KANG Panpan, CAO Yuecheng, TENG Liping, CHEN Junjie, LI Hongjun
Accepted: 2026-05-19
In recent years, although self-supervised skeleton-based action recognition has made progress, it still faces two types of training bias under strong augmentations: imbalance in local perturbation allocation can easily lead to over-perturbation of critical motion segments and insufficient variation in low-dynamic regions; in multi-positive contrastive learning, non-target positive samples participate in normalization competition, which can easily cause target conflicts and weaken representation aggregation.

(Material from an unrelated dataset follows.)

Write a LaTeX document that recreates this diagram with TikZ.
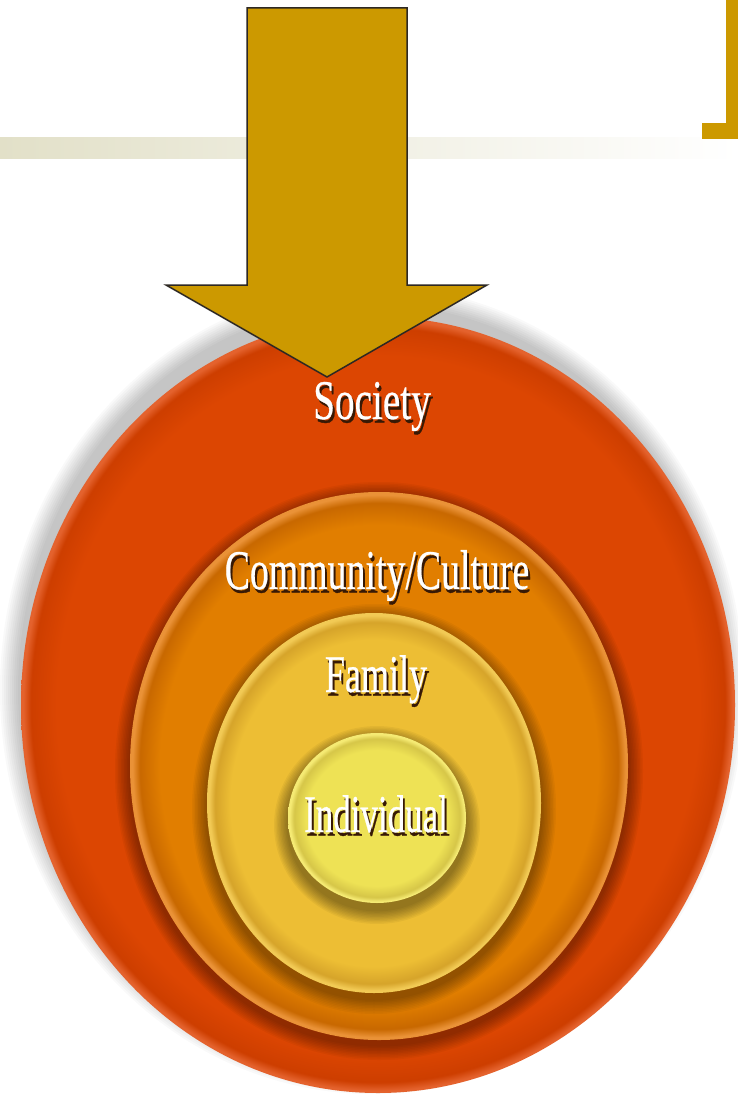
\documentclass[tikz,border=0pt]{standalone}
\usepackage{fontspec}
\usepackage{graphicx}
\setmainfont{Liberation Serif}
\newfontfamily\lblfont[FakeBold=0.6]{Liberation Serif}
\definecolor{gold}{RGB}{204,153,0}
\definecolor{goldline}{RGB}{45,40,35}
\definecolor{barL}{RGB}{226,224,200}
\definecolor{shc}{RGB}{55,25,5}
\definecolor{redb}{RGB}{220,70,2}
\definecolor{redd}{RGB}{205,62,0}
\definecolor{redl}{RGB}{228,98,45}
\definecolor{orb}{RGB}{225,126,0}
\definecolor{ord}{RGB}{200,104,0}
\definecolor{orl}{RGB}{234,146,55}
\definecolor{fab}{RGB}{237,190,52}
\definecolor{fad}{RGB}{214,164,42}
\definecolor{fal}{RGB}{242,202,85}
\definecolor{inb}{RGB}{238,226,85}
\definecolor{ind}{RGB}{214,198,72}
\definecolor{inl}{RGB}{245,234,115}
\pgfdeclareradialshading{redbevel}{\pgfpoint{0bp}{0bp}}{color(0bp)=(redb); color(22.5bp)=(redb); color(24.3bp)=(redd); color(24.85bp)=(redl); color(50bp)=(redl)}
\pgfdeclareradialshading{orbevel}{\pgfpoint{0bp}{0bp}}{color(0bp)=(orb); color(22bp)=(orb); color(24bp)=(ord); color(24.75bp)=(orl); color(50bp)=(orl)}
\pgfdeclareradialshading{fabevel}{\pgfpoint{0bp}{0bp}}{color(0bp)=(fab); color(21.5bp)=(fab); color(23.8bp)=(fad); color(24.7bp)=(fal); color(50bp)=(fal)}
\pgfdeclareradialshading{inbevel}{\pgfpoint{0bp}{0bp}}{color(0bp)=(inb); color(20bp)=(inb); color(23.3bp)=(ind); color(24.6bp)=(inl); color(50bp)=(inl)}
\newcommand\softshadow[7]{%
  \foreach \k in {1,...,10}{\fill[#5,opacity=#6] (#1,#2) ellipse [x radius={#3+#7*\k}, y radius={#4+#7*\k}];}}
\newcommand\shadowed[2]{\scalebox{#1}[1]{\rlap{\kern3pt\raisebox{-3.5pt}{\color{shc}#2}}#2}}
\tikzset{
  lbl/.style={text=white, anchor=base, inner sep=0pt},
  big/.style={font=\lblfont\fontsize{56}{60}\selectfont},
  mid/.style={font=\lblfont\fontsize{53}{58}\selectfont},
  arrowshape/.style={fill=gold, draw=goldline, line width=1.5pt, line join=miter}
}
\begin{document}
\begin{tikzpicture}[x=1pt,y=-1pt]
\useasboundingbox (0,0) rectangle (738,1099);
\fill[white] (0,0) rectangle (738,1099);
% top band
\shade[left color=barL, right color=white] (0,138) rectangle (738,159);
% right bracket
\fill[gold] (726,0) rectangle (738,139);
\fill[gold] (702,123) rectangle (738,139);
% outer ellipse
\softshadow{372}{690}{352}{384}{black}{0.022}{2}
\shade[shading=redbevel] (378,705) ellipse [x radius=357, y radius=388];
% community ellipse
\softshadow{379}{771}{249}{274}{black}{0.04}{1.5}
\shade[shading=orbevel] (379,766) ellipse [x radius=249, y radius=274];
% family ellipse
\softshadow{374}{809}{167}{190}{black}{0.04}{1.5}
\shade[shading=fabevel] (374,803) ellipse [x radius=167, y radius=190];
% individual ellipse
\softshadow{377}{825}{89}{85}{black}{0.045}{1.4}
\shade[shading=inbevel] (377,818) ellipse [x radius=89, y radius=85];
% arrow
\draw[arrowshape] (247,8) -- (407,8) -- (407,285) -- (487,285) -- (327,377) -- (166,285) -- (247,285) -- cycle;
% labels
\node[lbl,big] (society) at (372,419) {\shadowed{0.7}{Society}};
\node[lbl,big] (community) at (377,589) {\shadowed{0.675}{Community/Culture}};
\node[lbl,mid] (family) at (376,692) {\shadowed{0.68}{Family}};
\node[lbl,mid] (individual) at (376,832) {\shadowed{0.66}{Individual}};
\end{tikzpicture}
\end{document}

To address this issue, this paper proposes DCD-CLR, a self-supervised contrastive learning framework for collaborative optimization of view construction and objective construction, namely Dual-end Collaborative Debiasing Contrastive Representation Learning, to improve the quality of skeleton representation learning from the two aspects of augmentation allocation and contrastive objective. On the view side, Continuous Dynamic Saliency Augmentation (CDSA) is designed to integrate frame-difference energy and data-level joint motion priors, construct a frame-joint dynamic intensity map, and perform continuous, region-level, and sample-adaptive scheduling of spatiotemporal perturbation magnitudes, thereby improving view diversity while preserving critical motion segments. On the objective side, Target-Isolated InfoNCE (TI-InfoNCE) is proposed as a target-isolated debiased multi-positive contrastive objective, which removes the remaining positive samples when computing the normalization term of the target positive sample, so as to reduce competition interference among positive samples and improve the boundary clarity of the representation distribution. Under the linear evaluation setting, the proposed method achieves recognition accuracies of 85.9%, 79.6%, and 92.6% on NTU60 xsub, NTU120 xset, and PKU-MMD I, respectively; combined with the results of representation distribution visualization, transfer evaluation, and noise interference experiments, it is shown that the proposed method has good stability, generalization ability, and robustness.